Moscow Mitch’s honest and pure Ethics Committee will get the truth out to the public.
We will know it is perfectly legal for Republican Senators to do anything they choose.
The only defense that they have is if there really is a firewall between them and the people managing their portfolios…if it is really that solid, and if their managers were doing the exact same thing for all of their clients, then this is just the usual case of the wealthy taking advantage. It will require an investigation of the managers and their contacts and communications though, that’s the only way to be sure…and that won’t happen because it will make it clear how unscrupulous the wealthy are.
Politically, this should be a landmine for her…it looks crooked, and earning a profit as the economy crashes is really what is wrong with the financial system today. It’s the same as hoarding toilet paper, except that the money the wealthy have hoarded could be used in so many ways to help people if it was in the economy instead of their offshore accounts.

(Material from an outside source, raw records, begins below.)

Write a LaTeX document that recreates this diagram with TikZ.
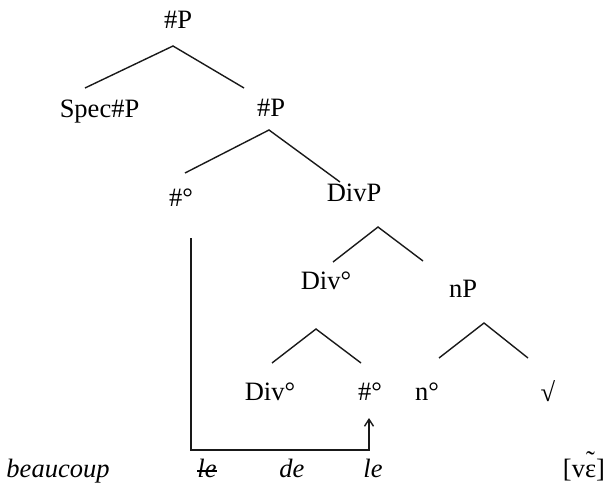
\documentclass[tikz,border=0pt]{standalone}
\usepackage{fontspec}
\setmainfont{Liberation Serif}
\usetikzlibrary{arrows.meta}
% epsilon carrying a raised nasal tilde
\newcommand\nasaleps{\ooalign{ε\cr\hidewidth\raisebox{0.3em}{˜}\hidewidth\cr}}
% a word with a line through it (deleted copy)
\newcommand\struckword[1]{\rlap{\rule[0.2em]{0.74em}{0.06em}}#1}
\begin{document}
\begin{tikzpicture}[x=1pt,y=-1pt,
  lbl/.style={anchor=base,inner sep=0pt,font=\fontsize{26.5}{30}\selectfont},
  word/.style={anchor=base,inner sep=0pt,font=\fontsize{26.5}{30}\selectfont\itshape},
  branch/.style={line width=1.4pt,black!90},
  move/.style={line width=1.4pt,black!90,-{Straight Barb[length=7pt,width=9pt]}}]
\useasboundingbox (0,0) rectangle (608,484);

% category labels
\node[lbl] (hp1)  at (178,29)  {\#P};
\node[lbl] (spec) at (99.5,118) {Spec\#P};
\node[lbl] (hp2)  at (271,117) {\#P};
\node[lbl] (h1)   at (181,206) {\#°};
\node[lbl] (divp) at (354,201) {DivP};
\node[lbl] (div1) at (326,289) {Div°};
\node[lbl] (np)   at (463,297) {nP};
\node[lbl] (div2) at (270,400) {Div°};
\node[lbl] (h2)   at (370,400) {\#°};
\node[lbl] (n0)   at (427,400) {n°};
\node[lbl] (rt)   at (548,401) {√};

% spelled-out string
\node[word] (w1) at (58,477)  {beaucoup};
\node[word] (w2) at (207,477) {\struckword{le}};
\node[word] (w3) at (292,477) {de};
\node[word] (w4) at (373,477) {le};
\node[lbl]  (w5) at (584,477) {[v\nasaleps]};

% branch points and branch ends
\coordinate (a1) at (173,46);  \coordinate (a1l) at (85,88);   \coordinate (a1r) at (244,88);
\coordinate (a2) at (269,130); \coordinate (a2l) at (185,173); \coordinate (a2r) at (340,182);
\coordinate (a3) at (378,227); \coordinate (a3l) at (333,262); \coordinate (a3r) at (423,261);
\coordinate (a4) at (316,329); \coordinate (a4l) at (272,363); \coordinate (a4r) at (361,363);
\coordinate (a5) at (484,323); \coordinate (a5l) at (439,358); \coordinate (a5r) at (528,358);

\draw[branch] (a1l) -- (a1) -- (a1r);
\draw[branch] (a2l) -- (a2) -- (a2r);
\draw[branch] (a3l) -- (a3) -- (a3r);
\draw[branch] (a4l) -- (a4) -- (a4r);
\draw[branch] (a5l) -- (a5) -- (a5r);

% head movement of # into Div
\coordinate (trace) at (191,238);
\coordinate (land)  at (369,418);
\coordinate (floor) at (0,450);
\draw[move] (trace) -- (trace |- floor) -- (land |- floor) -- (land);
\end{tikzpicture}
\end{document}
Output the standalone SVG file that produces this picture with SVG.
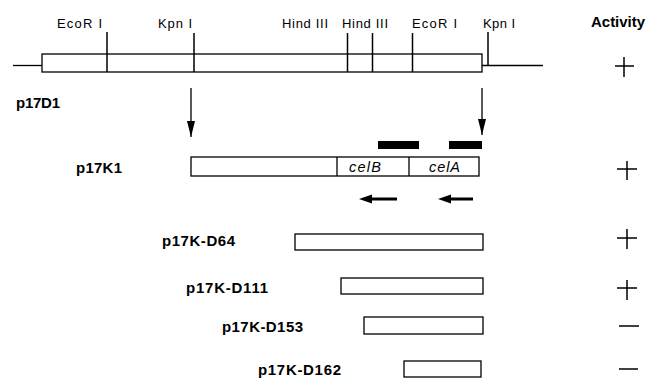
<svg xmlns="http://www.w3.org/2000/svg" width="649" height="378" viewBox="0 0 649 378">
<defs>
<style>
.ln{stroke:#000;stroke-width:1.3;fill:none}
.bx{stroke:#000;stroke-width:1.3;fill:#fff}
.tk{stroke:#000;stroke-width:1.5}
.site{font-family:"Liberation Sans",Arial,sans-serif;font-size:13px;fill:#000}
.lbl{font-family:"Liberation Sans",Arial,sans-serif;font-size:15px;font-weight:bold;fill:#000}
.gene{font-family:"Liberation Sans",Arial,sans-serif;font-size:14.5px;font-style:italic;fill:#000}
.sym{stroke:#000;stroke-width:1.5}
</style>
<marker id="ah" viewBox="0 0 16 8" refX="16" refY="4" markerWidth="16" markerHeight="8" markerUnits="userSpaceOnUse" orient="auto">
<path d="M0,0 L16,4 L0,8 Z" fill="#000"/>
</marker>
</defs>
<g id="header">
<text class="lbl" x="591" y="27" textLength="54">Activity</text>
</g>
<g id="p17D1">
<line class="ln" x1="13" y1="65.5" x2="42" y2="65.5"/>
<rect class="bx" x="42" y="54" width="440" height="18"/>
<line class="ln" x1="482" y1="65.5" x2="543" y2="65.5"/>
<line class="tk" x1="107" y1="32" x2="107" y2="72"/>
<line class="tk" x1="194" y1="33" x2="194" y2="72"/>
<line class="tk" x1="347.5" y1="33" x2="347.5" y2="72"/>
<line class="tk" x1="372.5" y1="33" x2="372.5" y2="72"/>
<line class="tk" x1="412.5" y1="33" x2="412.5" y2="72"/>
<line class="tk" x1="488" y1="32" x2="488" y2="65.5"/>
<text class="site" x="57" y="28" textLength="45">EcoR I</text>
<text class="site" x="158" y="28" textLength="34">Kpn I</text>
<text class="site" x="282" y="28" textLength="46">Hind III</text>
<text class="site" x="342" y="28" textLength="46">Hind III</text>
<text class="site" x="412" y="28" textLength="45">EcoR I</text>
<text class="site" x="483" y="28" textLength="32">Kpn I</text>
<text class="lbl" x="16" y="108" textLength="44">p17D1</text>
</g>
<g id="connectors">
<line class="ln" x1="191" y1="88" x2="191" y2="137" marker-end="url(#ah)"/>
<line class="ln" x1="482" y1="88" x2="482" y2="135" marker-end="url(#ah)"/>
</g>
<g id="p17K1">
<rect x="378" y="141" width="41" height="8" fill="#000"/>
<rect x="449" y="141" width="33" height="8" fill="#000"/>
<rect class="bx" x="191" y="157" width="288" height="19"/>
<line class="ln" x1="337" y1="157" x2="337" y2="176"/>
<line class="ln" x1="409" y1="157" x2="409" y2="176"/>
<text class="gene" x="349" y="172" textLength="32">celB</text>
<text class="gene" x="429" y="172" textLength="31">celA</text>
<text class="lbl" x="76" y="173" textLength="46">p17K1</text>
<path d="M359,199 L372,194.5 L372,197.5 L397,197.5 L397,200.5 L372,200.5 L372,203.5 Z" fill="#000"/>
<path d="M438,199 L451,194.5 L451,197.5 L473,197.5 L473,200.5 L451,200.5 L451,203.5 Z" fill="#000"/>
</g>
<g id="p17K-D64">
<rect class="bx" x="295" y="234" width="188" height="16"/>
<text class="lbl" x="162" y="246" textLength="73">p17K-D64</text>
</g>
<g id="p17K-D111">
<rect class="bx" x="341" y="278" width="142" height="16"/>
<text class="lbl" x="186" y="293" textLength="82">p17K-D111</text>
</g>
<g id="p17K-D153">
<rect class="bx" x="364" y="317" width="119" height="17"/>
<text class="lbl" x="222" y="332" textLength="81">p17K-D153</text>
</g>
<g id="p17K-D162">
<rect class="bx" x="404" y="361" width="77" height="16"/>
<text class="lbl" x="258" y="375" textLength="83">p17K-D162</text>
</g>
<g id="activity">
<line class="sym" x1="615" y1="66" x2="634" y2="66"/><line class="sym" x1="624" y1="57" x2="624" y2="77"/>
<line class="sym" x1="617" y1="169" x2="637" y2="169"/><line class="sym" x1="627" y1="161" x2="627" y2="180"/>
<line class="sym" x1="617" y1="238" x2="637" y2="238"/><line class="sym" x1="627" y1="229" x2="627" y2="249"/>
<line class="sym" x1="617" y1="288" x2="637" y2="288"/><line class="sym" x1="627" y1="280" x2="627" y2="300"/>
<line class="sym" x1="619" y1="326" x2="639" y2="326"/>
<line class="sym" x1="619" y1="369" x2="638" y2="369"/>
</g>
</svg>
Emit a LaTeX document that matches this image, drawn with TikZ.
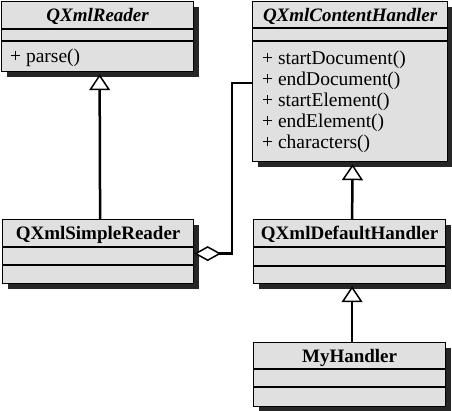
\documentclass[tikz,border=0pt]{standalone}
\usepackage{fontspec}
\setmainfont{Liberation Serif}
\usetikzlibrary{arrows.meta,shadows}
\begin{document}
\begin{tikzpicture}[x=1pt, y=-1pt,
    cls/.style={draw, line width=1.2pt, fill=black!12, anchor=north west, inner sep=0pt,
      minimum width=192pt, drop shadow={shadow xshift=5pt, shadow yshift=-5pt, fill=black!85, opacity=1}},
    title/.style={font=\fontsize{19}{21}\selectfont\bfseries},
    op/.style={anchor=west, inner sep=0pt, font=\fontsize{19.5}{21}\selectfont},
    inherit/.style={line width=2.5pt, shorten >=2pt,
      -{Triangle[open, length=16pt, width=21pt, line width=1.5pt, fill=white]}},
    aggr/.style={line width=2.5pt,
      {Diamond[open, length=27pt, width=15pt, line width=1.5pt, fill=white]}-}]
    \useasboundingbox (0,0) rectangle (452,411);

    % Klassen
    \node[cls, minimum height=70pt] (reader) at (1,1) {};
    \node[cls, minimum height=160pt, minimum width=195pt] (handler) at (252,1) {};
    \node[cls, minimum height=64pt, minimum width=191pt] (simple) at (2,219) {};
    \node[cls, minimum height=64pt] (default) at (253,219) {};
    \node[cls, minimum height=64pt] (myh) at (253,342) {};

    % Trennlinien
    \foreach \n/\a/\b in {reader/28/40, handler/27/40, simple/28/46, default/28/47, myh/27/45} {
        \draw[line width=1.2pt] ([yshift=-\a pt]\n.north west) -- ([yshift=-\a pt]\n.north east);
        \draw[line width=1.2pt] ([yshift=-\b pt]\n.north west) -- ([yshift=-\b pt]\n.north east);
    }

    % Namen
    \node[title] at ([yshift=-15.5pt]reader.north) {\itshape QXmlReader};
    \node[title] at ([yshift=-15.5pt]handler.north) {\itshape QXmlContentHandler};
    \node[title] at ([yshift=-15.5pt]simple.north) {QXmlSimpleReader};
    \node[title] at ([yshift=-15.5pt]default.north) {QXmlDefaultHandler};
    \node[title] at ([yshift=-15.5pt]myh.north) {MyHandler};

    % Methoden
    \node[op] at ([xshift=9pt, yshift=-57pt]reader.north west) {+ parse()};
    \foreach \m [count=\i] in {startDocument(), endDocument(), startElement(), endElement(), characters()}
        \node[op] at ([xshift=10pt, yshift=-38pt-21pt*\i]handler.north west) {+ \m};

    % Beziehungen
    \draw[inherit] ([xshift=2pt]simple.north) -- ([xshift=2pt]reader.south);
    \draw[inherit] ([xshift=2.5pt]default.north) -- ([xshift=2.5pt]handler.south);
    \draw[inherit] ([xshift=2.5pt]myh.north) -- ([xshift=2.5pt]default.south);
    \coordinate (hook) at ([yshift=-82pt]handler.north west);
    \draw[aggr] ([yshift=-2pt]simple.east) -- ++(38,0) |- (hook);
\end{tikzpicture}
\end{document}
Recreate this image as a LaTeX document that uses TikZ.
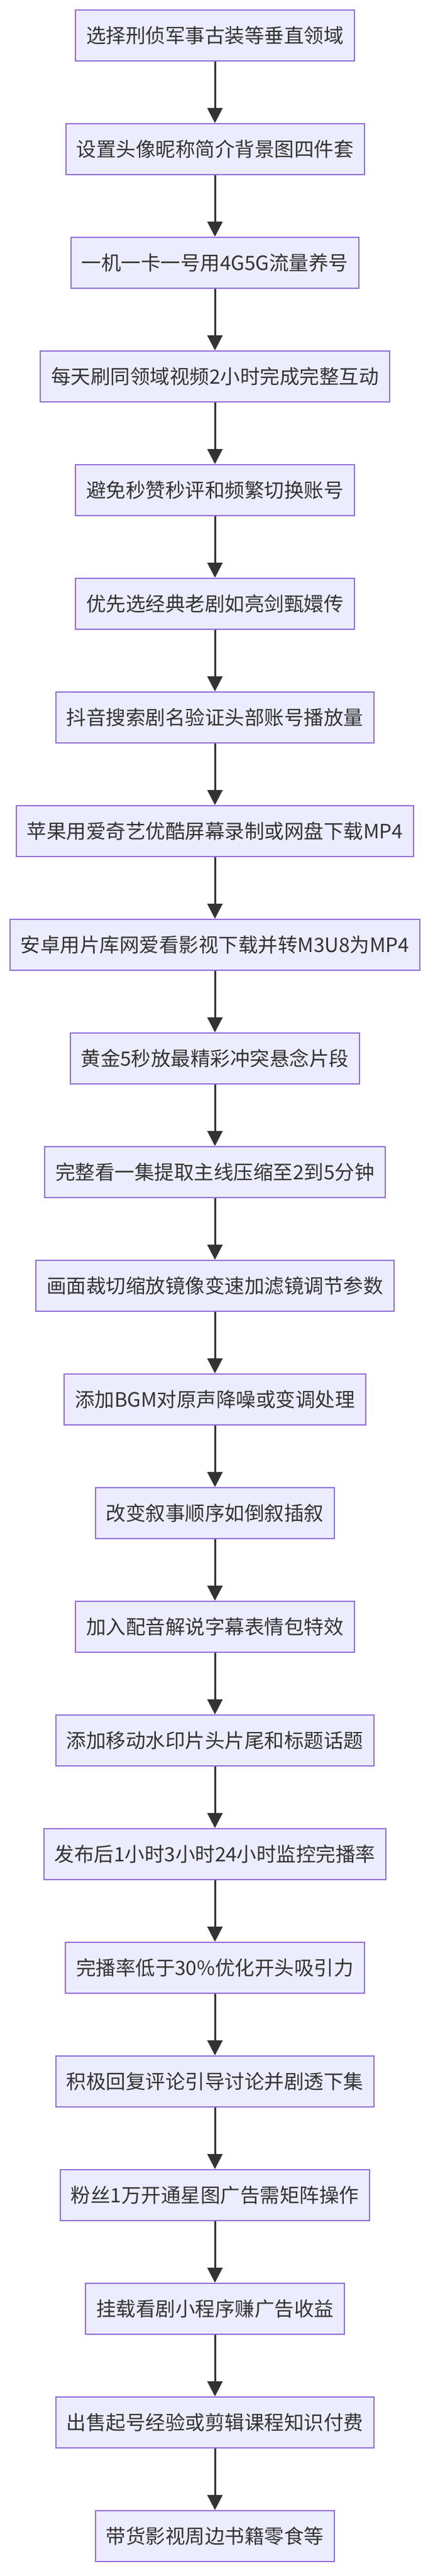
\documentclass[tikz,border=0pt]{standalone}
\usepackage{fontspec}
\setmainfont{Noto Sans CJK SC}
\usetikzlibrary{arrows.meta}
\definecolor{boxfill}{HTML}{ECECFF}
\definecolor{boxline}{HTML}{9370DB}
\definecolor{arr}{HTML}{333333}
\begin{document}
\begin{tikzpicture}[x=1pt,y=-1pt,
  box/.style={draw=boxline,fill=boxfill,line width=2pt,minimum height=81pt,inner xsep=17pt,inner ysep=0pt,text=arr,font=\fontsize{31.5}{33}\selectfont},
  link/.style={draw=arr,line width=3pt,-{Triangle[length=24pt,width=24pt]}}]
\useasboundingbox (0,0) rectangle (680,4102);
\foreach \t [count=\i from 0] in {选择刑侦军事古装等垂直领域,设置头像昵称简介背景图四件套,一机一卡一号用4G5G流量养号,每天刷同领域视频2小时完成完整互动,避免秒赞秒评和频繁切换账号,优先选经典老剧如亮剑甄嬛传,抖音搜索剧名验证头部账号播放量,苹果用爱奇艺优酷屏幕录制或网盘下载MP4,安卓用片库网爱看影视下载并转M3U8为MP4,黄金5秒放最精彩冲突悬念片段,完整看一集提取主线压缩至2到5分钟,画面裁切缩放镜像变速加滤镜调节参数,添加BGM对原声降噪或变调处理,改变叙事顺序如倒叙插叙,加入配音解说字幕表情包特效,添加移动水印片头片尾和标题话题,发布后1小时3小时24小时监控完播率,完播率低于30\%优化开头吸引力,积极回复评论引导讨论并剧透下集,粉丝1万开通星图广告需矩阵操作,挂载看剧小程序赚广告收益,出售起号经验或剪辑课程知识付费,带货影视周边书籍零食等}{
  \node[box] (n\i) at (342,{56.5+181*\i}) {\t};
}
\foreach \i [evaluate=\i as \j using int(\i+1)] in {0,...,21}{
  \draw[link] (n\i) -- (n\j);
}
\end{tikzpicture}
\end{document}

Let’s get that sucker going. All personal and official emails, phone logs, written communications between anyone connected with her and anyone connected to her broker. Subpoena the person who executed the trades and find out who gave them the order. Subpoena that person, then the one who told them, and so on up the chain until we get to Burisma.
I think the SEC is one short of a quorum. In other words, can’t do shit. Something, something trump gutting shit awhile back…something, something…or maybe that was the FCC, who can remember it all?
It seems to me that one of the “costs” of being a public servant like the President or a member of Congress, is that if you choose to dabble in the stock market, then sometimes you’re just going to have to “eat” losses like this. Even if you could reasonably be reacting to public reports, if you sit in on meetings that would present dire information for your portfolio, the appearance of impropriety is enough that you should just let it go.
Pretty much everyone that’s investing in the stock market can afford to lose a bunch from time-to-time. And if you are a public servant, you have a good paycheck and benefits, so you should be able to roll with the punches.
Good that she is submitting to a review of her actions. If it’s as clean as she says, that should be easy for her to prove. That said, nobody stumbles blindly into buying Citrix in the midst of her other sales, it was clearly done with an understanding of the turmoil that was about to hit the US cities and the white collar labor force.